Review by Moira Macdonald, The Seattle Times

Imagine “The Devil Wears Prada” on steroids, set in ’70s London, with Anne Hathaway’s character vengeful rather than sweet. Sounds kind of great, right?

When I first heard about “Cruella,” the live-action Disney origin story of the “101 Dalmatians” villain Cruella de Vil, I may have rolled my eyes a bit. This is me going back in time to retract that eye-rolling: “Cruella” is an absolute kick, and if you’ve been looking for a reason to go back to movie theaters, here it is.

It’s coming to streaming platform Disney Plus this weekend.

The fashion alone, designed by the great Jenny Beavan (an Oscar winner for “A Room with a View” and “Mad Max: Fury Road”), is worth the ticket price; if that doesn’t do it for you, there’s also slyly brilliant work from the two Emmas — Stone and Thompson — working hard to upstage the gorgeous outfits in which they’re swathed.

Directed by Craig Gillespie (“I, Tonya,” “Lars and the Real Girl”), “Cruella” feels like a wildly imaginative superhero movie, but with fashion instead of superpowers. (Actually fashion is the superpower.) It begins, as all origin stories do, with a flashback: Young Estella — Cruella is a teasing nickname her loving mother gives her, for the little girl’s dark side — struggles to fit in as a child, thanks to her two-toned hair and quick temper. Her mother agrees that the two of them should move to London, but something terrible happens on the way.
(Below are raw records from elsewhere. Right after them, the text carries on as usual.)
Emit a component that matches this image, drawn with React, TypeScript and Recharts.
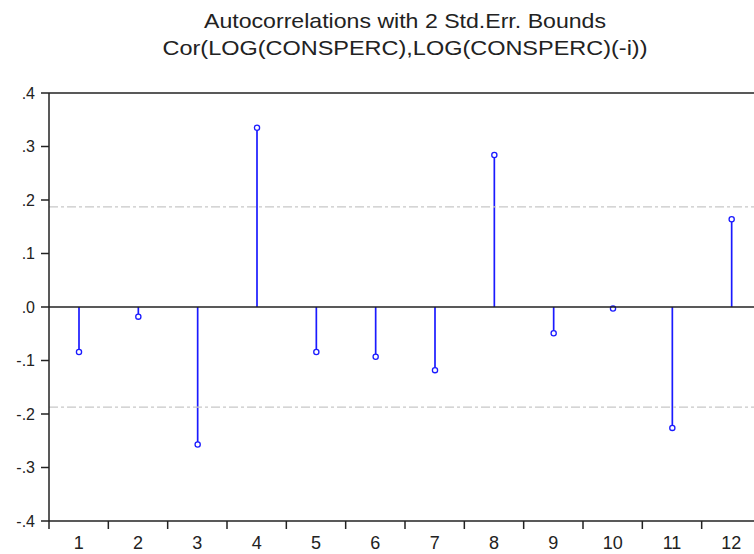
import React from 'react';
import {
  ComposedChart,
  Bar,
  XAxis,
  YAxis,
  ReferenceLine
} from 'recharts';

// lags shown on the x axis
const lags = ['1', '2', '3', '4', '5', '6', '7', '8', '9', '10', '11', '12'];

// autocorrelation at each lag
const acf = [-0.084, -0.018, -0.257, 0.335, -0.084, -0.093, -0.118, 0.284, -0.049, -0.003, -0.226, 0.164];

// +/- 2 standard error bounds
const upperBound = 0.187;
const lowerBound = -0.187;

const yTicks = [-0.4, -0.3, -0.2, -0.1, 0, 0.1, 0.2, 0.3, 0.4];

const titleLines = [
  'Autocorrelations with 2 Std.Err. Bounds',
  'Cor(LOG(CONSPERC),LOG(CONSPERC)(-i))'
];

const data = lags.map((lag, i) => ({ lag, acf: acf[i] }));

const font = 'Arial, "Liberation Sans", sans-serif';
const blue = '#1a1aff';
const ink = '#222';

const fmtY = (v: number) => {
  const s = v.toFixed(1);
  return s.replace('0.', '.');
};

const Stem = (props: any) => {
  const { x, y, width, height, payload } = props;
  const cx = x + width / 2;
  const top = Math.min(y, y + height);
  const bottom = Math.max(y, y + height);
  const up = payload.acf >= 0;
  const end = up ? top : bottom;
  const base = up ? bottom : top;
  return (
    <g>
      <line x1={cx} x2={cx} y1={base} y2={end} stroke={blue} strokeWidth={1.7} />
      <circle cx={cx} cy={end} r={2.6} fill="#fff" stroke={blue} strokeWidth={1.3} />
    </g>
  );
};

const LagTick = (props: any) => {
  const { x, y, payload } = props;
  const half = 712 / 12 / 2;
  return (
    <g>
      <line x1={x - half} x2={x - half} y1={y} y2={y + 8} stroke={ink} strokeWidth={1.5} />
      <text x={x} y={y + 28} textAnchor="middle" fontSize={18} fill={ink} fontFamily={font}>
        {payload.value}
      </text>
    </g>
  );
};

export default function App() {
  return (
    <div style={{ position: 'fixed', left: 0, top: 0, width: 754, height: 554, overflow: 'hidden', background: '#fff' }}>
      <svg width={754} height={70} style={{ position: 'absolute', left: 0, top: 0 }}>
        <text x={405} y={28} textAnchor="middle" fontSize={21} fill={ink} fontFamily={font}
          textLength={402} lengthAdjust="spacingAndGlyphs">
          {titleLines[0]}
        </text>
        <text x={405} y={55} textAnchor="middle" fontSize={21} fill={ink} fontFamily={font}
          textLength={485} lengthAdjust="spacingAndGlyphs">
          {titleLines[1]}
        </text>
      </svg>
      <div style={{ position: 'absolute', left: 0, top: 0 }}>
        <ComposedChart
          width={770}
          height={554}
          data={data}
          margin={{ top: 93, right: 9, bottom: 0, left: 0 }}
        >
          <XAxis
            dataKey="lag"
            type="category"
            height={33}
            axisLine={{ stroke: ink, strokeWidth: 1.5 }}
            tickLine={false}
            tickSize={0}
            tickMargin={0}
            interval={0}
            tick={<LagTick />}
          />
          <YAxis
            type="number"
            domain={[-0.4, 0.4]}
            ticks={yTicks}
            width={49}
            tickFormatter={fmtY}
            axisLine={{ stroke: ink, strokeWidth: 1.5 }}
            tickLine={{ stroke: ink, strokeWidth: 1.5 }}
            tickSize={8}
            tickMargin={6}
            tick={{ fill: ink, fontSize: 16, fontFamily: font }}
            allowDataOverflow
          />
          <ReferenceLine y={0.4} stroke={ink} strokeWidth={1.5} />
          <ReferenceLine y={upperBound} stroke="#c8c8c8" strokeWidth={1.3} strokeDasharray="9 3 3 3" />
          <ReferenceLine y={lowerBound} stroke="#c8c8c8" strokeWidth={1.3} strokeDasharray="9 3 3 3" />
          <ReferenceLine y={0} stroke={ink} strokeWidth={1.6} />
          <Bar dataKey="acf" barSize={6} shape={<Stem />} isAnimationActive={false} />
        </ComposedChart>
      </div>
    </div>
  );
}
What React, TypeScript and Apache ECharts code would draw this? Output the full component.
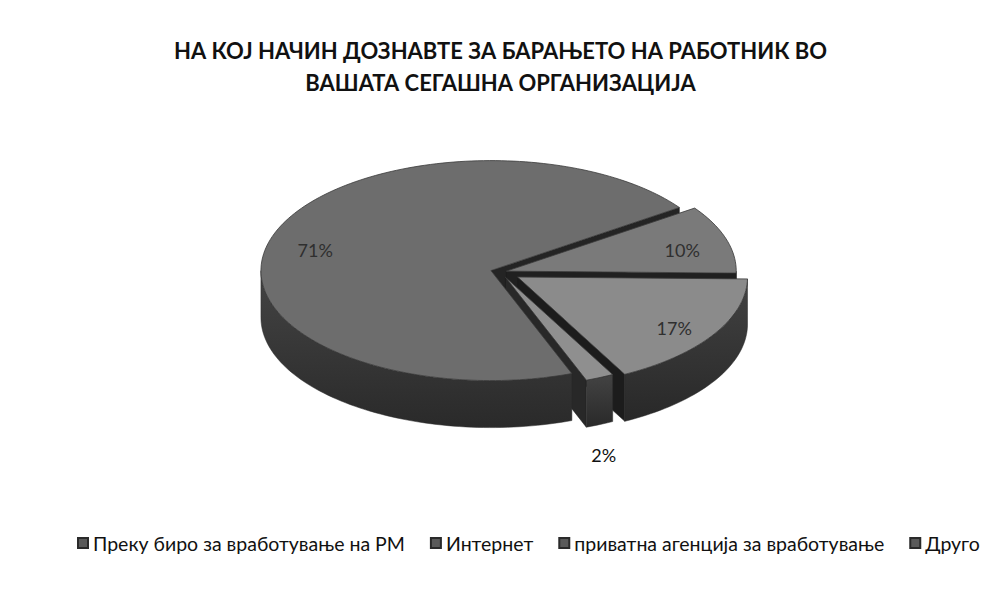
import React, { useEffect, useRef } from "react";
import * as echarts from "echarts";

const titleText =
  "НА КОЈ НАЧИН ДОЗНАВТЕ ЗА БАРАЊЕТО НА РАБОТНИК ВО\nВАШАТА СЕГАШНА ОРГАНИЗАЦИЈА";
const categories = [
  "Преку биро за вработување на РМ",
  "Интернет",
  "приватна агенција за вработување",
  "Друго",
];
const values = [71, 10, 17, 2];

// styling (not data)
const topColors = ["#6d6d6d", "#7a7a7a", "#8b8b8b", "#8f8f8f"];
const wallTop = ["#444444", "#474747", "#424242", "#434343"];
const wallBottom = ["#2a2a2a", "#2c2c2c", "#282828", "#292929"];
const faceColors = ["#242424", "#202020", "#1c1c1c", "#282828"];
const explode = [10, 6, 20, 12];
const labelInside = [true, true, true, false];

const TOTAL = values.reduce((a, b) => a + b, 0);
const START_DEG = 290.6;
const RAD = Math.PI / 180;

function sliceRange(i: number): [number, number] {
  let before = 0;
  for (let k = 0; k < i; k++) before += values[k];
  const a0 = START_DEG - (before / TOTAL) * 360;
  const a1 = a0 - (values[i] / TOTAL) * 360;
  return [a0, a1];
}

function makeRender(i: number) {
  return (params: any, api: any) => {
    const W = api.getWidth();
    const cx = W * 0.5;
    const cy = 272;
    const rx = 230;
    const ry = 110;
    const h = 47;
    const v = api.value(0);
    const [a0, a1] = sliceRange(i);
    const m = ((a0 + a1) / 2) * RAD;
    const ox = explode[i] * Math.cos(m);
    const oy = -explode[i] * Math.sin(m) * (ry / rx);
    const P = (deg: number, r: number, dz = 0) => {
      const t = deg * RAD;
      return [cx + ox + rx * r * Math.cos(t), cy + oy - ry * r * Math.sin(t) + dz];
    };
    const arc = (from: number, to: number, dz: number) => {
      const n = Math.max(2, Math.ceil(Math.abs(from - to) / 1.5));
      const pts: number[][] = [];
      for (let j = 0; j <= n; j++) pts.push(P(from + ((to - from) * j) / n, 1, dz));
      return pts;
    };
    const children: any[] = [];
    const face = (deg: number) => ({
      type: "polygon",
      z2: 1,
      shape: { points: [P(deg, 0), P(deg, 1), P(deg, 1, h), P(deg, 0, h)] },
      style: { fill: faceColors[i], stroke: "#1a1a1a", lineWidth: 0.5 },
    });
    if (Math.cos(a0 * RAD) < 0) children.push(face(a0));
    if (Math.cos(a1 * RAD) > 0) children.push(face(a1));
    for (let k = -2; k <= 2; k++) {
      const lo = 180 + 360 * k;
      const hi = 360 + 360 * k;
      const s = Math.max(a1, lo);
      const e = Math.min(a0, hi);
      if (e > s) {
        const pts = arc(e, s, 0).concat(arc(s, e, h));
        children.push({
          type: "polygon",
          z2: 2,
          shape: { points: pts },
          style: {
            fill: new echarts.graphic.LinearGradient(0, 0, 0, 1, [
              { offset: 0, color: wallTop[i] },
              { offset: 1, color: wallBottom[i] },
            ]),
            stroke: "#2a2a2a",
            lineWidth: 0.5,
          },
        });
      }
    }
    children.push({
      type: "polygon",
      z2: 3,
      shape: { points: [P(0, 0)].concat(arc(a0, a1, 0)) },
      style: { fill: topColors[i], stroke: "#3a3a3a", lineWidth: 0.8 },
    });
    const md = (a0 + a1) / 2;
    let lp: number[];
    if (labelInside[i]) {
      const p = P(md, 0.8);
      lp = [p[0], p[1] + 5];
    } else {
      const rim = P(md, 1, h);
      lp = [rim[0] + 4, rim[1] + 30];
    }
    children.push({
      type: "text",
      z2: 5,
      style: {
        text: `${v}%`,
        x: lp[0],
        y: lp[1],
        align: "center",
        verticalAlign: "middle",
        fill: labelInside[i] ? "#2f2f2f" : "#111111",
        font: "18px Lato",
      },
    });
    return { type: "group", children };
  };
}

function buildOption(): any {
  return {
    animation: false,
    backgroundColor: "#ffffff",
    title: {
      text: titleText,
      left: "center",
      top: 29,
      textStyle: {
        fontFamily: "Lato",
        fontWeight: "bold",
        fontSize: 22,
        lineHeight: 32,
        color: "#111111",
      },
    },
    legend: {
      data: categories,
      top: 528,
      left: 72,
      icon: "rect",
      itemWidth: 10,
      itemHeight: 10,
      itemGap: 25,
      textStyle: { fontFamily: "Lato", fontSize: 19.5, color: "#111111" },
    },
    series: categories.map((name, i) => ({
      type: "custom",
      name,
      coordinateSystem: "none",
      data: [[values[i]]],
      itemStyle: { color: "#5a5a5a", borderColor: "#2a2a2a", borderWidth: 1 },
      renderItem: makeRender(i),
    })),
  };
}

export default function App() {
  const ref = useRef<HTMLDivElement>(null);
  useEffect(() => {
    document.body.style.margin = "0";
    const chart = echarts.init(ref.current!, null, { renderer: "svg" });
    chart.setOption(buildOption());
    return () => chart.dispose();
  }, []);
  return <div ref={ref} style={{ width: 1001, height: 592, background: "#fff" }} />;
}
Fast-forward 15 years or so and Estella (Stone) is an embittered grifter, surviving on her street smarts but dreaming of being a fashion designer. An opportunity at a famous London department store — Liberty’s, beautifully handling its star turn — turns into a job with The Baroness (Thompson), the world’s most famous couturier.

Need I tell you that Stone and Thompson make formidable opponents? Stone, speaking in a dark-syrup British accent, makes Estella/Cruella slightly feral and wickedly smart; she’s got a way of narrowing her eyes at people that makes you worry that they might burst into flames. (At one point, appropriately, she wears a red gown seemingly made of fire.)

Thompson, tottering around under turbans and enormous pastries of hair — the Baroness’ look is slightly dated; Estella’s is up-to-the-minute London punk — is a queen who’s scornful of her kingdom. “Go” is her most frequent word, delivered witheringly; though I quite liked her clenched-teeth delivery, to a luckless maid, of “You’re. In. The Way.” Though there’s never any doubt who will prevail in this battle of wills — the movie isn’t called “Baroness,” after all — it’s a fair fight, and you find yourself rooting for both of them.

Crammed full of ’70s music and insanely chic eye candy, “Cruella” is a more-is-more treat, right down to its unexpectedly sweet coda (stick around as the credits start). Bring on the summer movie season! If the rest are as much fun as this … well, that’s what we all deserve right now, isn’t it?